◆ CHALLENGE ◆
Include the line containing "ys = [y_7, y_8, y_9, y_10, y_11, y_12, y_13]" and all lines before it, repeated exactly from the listing below, without pictures.

◆ INFORMATION PROVIDED ◆
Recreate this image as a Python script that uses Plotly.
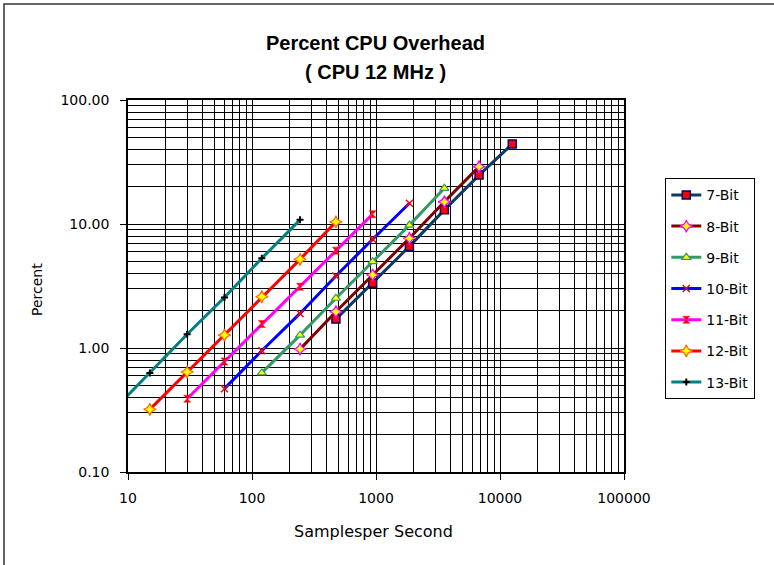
import plotly.graph_objects as go

# Samples per second (x) and percent CPU overhead (y)
bits_labels = ["7-Bit", "8-Bit", "9-Bit", "10-Bit", "11-Bit", "12-Bit", "13-Bit"]

x_7 = [475, 940, 1860, 3560, 6780, 12560]
y_7 = [1.71, 3.33, 6.6, 13.0, 24.8, 44.2]

x_8 = [244, 475, 940, 1860, 3560, 6780]
y_8 = [0.98, 1.96, 3.88, 7.67, 15.1, 29.0]

x_9 = [120, 244, 475, 940, 1860, 3560]
y_9 = [0.63, 1.27, 2.52, 4.97, 9.8, 19.4]

x_10 = [60, 120, 244, 475, 940, 1860]
y_10 = [0.47, 0.95, 1.90, 3.81, 7.53, 14.7]

x_11 = [30, 60, 120, 244, 475, 940]
y_11 = [0.39, 0.78, 1.56, 3.12, 6.09, 12.0]

x_12 = [15, 30, 60, 120, 244, 475]
y_12 = [0.32, 0.64, 1.27, 2.59, 5.19, 10.4]

x_13 = [7.5, 15, 30, 60, 120, 244]
y_13 = [0.31, 0.63, 1.29, 2.56, 5.29, 10.8]

xs = [x_7, x_8, x_9, x_10, x_11, x_12, x_13]
ys = [y_7, y_8, y_9, y_10, y_11, y_12, y_13]

x_tick_vals = [10, 100, 1000, 10000, 100000]
x_tick_text = ["10", "100", "1000", "10000", "100000"]
y_tick_vals = [0.1, 1, 10, 100]
y_tick_text = ["0.10", "1.00", "10.00", "100.00"]

line_colors = ["#0E3A66", "#800000", "#339966", "#0000FF", "#FF00FF", "#FF0000", "#008080"]
markers = [
    dict(symbol="square", size=8, color="#FF0000", line=dict(color="#000080", width=1.5)),
    dict(symbol="star-diamond", size=9, color="#FFFF00", line=dict(color="#FF00FF", width=1.2)),
    dict(symbol="triangle-up", size=8, color="#FFFF00", line=dict(color="#339966", width=1.2)),
    dict(symbol="x-thin-open", size=7, color="#FF0000", line=dict(color="#FF0000", width=1.5)),
    dict(symbol="hourglass", size=7, color="#FF0000", line=dict(color="#FF0000", width=0.5)),
    dict(symbol="star-diamond", size=9, color="#FFFF00", line=dict(color="#FF6600", width=1.2)),
    dict(symbol="cross-thin-open", size=5, color="#000000", line=dict(color="#000000", width=2)),
]

FONT = "DejaVu Sans"

fig = go.Figure()
for i, name in enumerate(bits_labels):
    fig.add_trace(go.Scatter(
        x=xs[i], y=ys[i], name=name, mode="lines+markers",
        line=dict(color=line_colors[i], width=3),
        marker=markers[i], legendgroup=name, cliponaxis=True,
    ))

L, R, T, B = 128, 150, 100, 93
W, H = 774, 565
pw, ph = W - L - R, H - T - B

def px2paper_x(p):
    return (p - L) / pw

def px2paper_y(p):
    return (H - B - p) / ph

axis_common = dict(
    type="log", showline=True, linecolor="black", linewidth=1.5, mirror=True,
    showgrid=True, gridcolor="black", gridwidth=1.4,
    ticks="outside", ticklen=6, tickcolor="black", tickwidth=1.4,
    tickfont=dict(family=FONT, size=14, color="black"),
    minor=dict(dtick="D1", showgrid=True, gridcolor="black", gridwidth=1.4, ticks=""),
    zeroline=False,
)

fig.update_xaxes(range=[1, 5], tickmode="array", tickvals=x_tick_vals, ticktext=x_tick_text,
                 ticklabelstandoff=6, **axis_common)
fig.update_yaxes(range=[-1, 2], tickmode="array", tickvals=y_tick_vals, ticktext=y_tick_text,
                 ticklabelstandoff=8, **axis_common)

fig.update_layout(
    width=W, height=H,
    margin=dict(l=L, r=R, t=T, b=B, pad=0),
    paper_bgcolor="white", plot_bgcolor="white",
    font=dict(family=FONT, size=14, color="black"),
    showlegend=True,
    legend=dict(
        x=px2paper_x(665), y=px2paper_y(178), xanchor="left", yanchor="top",
        bordercolor="black", borderwidth=1.3, bgcolor="white",
        font=dict(family=FONT, size=14, color="black"),
        tracegroupgap=10, traceorder="grouped",
    ),
    annotations=[
        dict(text="<b>Percent CPU Overhead</b>", x=px2paper_x(375), y=px2paper_y(43),
             xref="paper", yref="paper", showarrow=False, xanchor="center", yanchor="middle",
             font=dict(family="Liberation Sans", size=20, color="black")),
        dict(text="<b>( CPU 12 MHz )</b>", x=px2paper_x(375), y=px2paper_y(72),
             xref="paper", yref="paper", showarrow=False, xanchor="center", yanchor="middle",
             font=dict(family="Liberation Sans", size=20, color="black")),
        dict(text="Samplesper Second", x=px2paper_x(373), y=px2paper_y(531),
             xref="paper", yref="paper", showarrow=False, xanchor="center", yanchor="middle",
             font=dict(family=FONT, size=16, color="black")),
        dict(text="Percent", x=px2paper_x(37), y=px2paper_y(290), textangle=-90,
             xref="paper", yref="paper", showarrow=False, xanchor="center", yanchor="middle",
             font=dict(family=FONT, size=14, color="black")),
    ],
    shapes=[
        dict(type="rect", xref="paper", yref="paper",
             x0=px2paper_x(4), x1=px2paper_x(800), y0=px2paper_y(600), y1=px2paper_y(4),
             line=dict(color="#333333", width=1.5), layer="below"),
    ],
)

fig.write_html("out.html", config={"displayModeBar": False},
               post_script="document.body.style.margin='0px';")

◆ FINISHED ANSWER ◆
Recreate this image as a Python script that uses Plotly.
import plotly.graph_objects as go

# Samples per second (x) and percent CPU overhead (y)
bits_labels = ["7-Bit", "8-Bit", "9-Bit", "10-Bit", "11-Bit", "12-Bit", "13-Bit"]

x_7 = [475, 940, 1860, 3560, 6780, 12560]
y_7 = [1.71, 3.33, 6.6, 13.0, 24.8, 44.2]

x_8 = [244, 475, 940, 1860, 3560, 6780]
y_8 = [0.98, 1.96, 3.88, 7.67, 15.1, 29.0]

x_9 = [120, 244, 475, 940, 1860, 3560]
y_9 = [0.63, 1.27, 2.52, 4.97, 9.8, 19.4]

x_10 = [60, 120, 244, 475, 940, 1860]
y_10 = [0.47, 0.95, 1.90, 3.81, 7.53, 14.7]

x_11 = [30, 60, 120, 244, 475, 940]
y_11 = [0.39, 0.78, 1.56, 3.12, 6.09, 12.0]

x_12 = [15, 30, 60, 120, 244, 475]
y_12 = [0.32, 0.64, 1.27, 2.59, 5.19, 10.4]

x_13 = [7.5, 15, 30, 60, 120, 244]
y_13 = [0.31, 0.63, 1.29, 2.56, 5.29, 10.8]

xs = [x_7, x_8, x_9, x_10, x_11, x_12, x_13]
ys = [y_7, y_8, y_9, y_10, y_11, y_12, y_13]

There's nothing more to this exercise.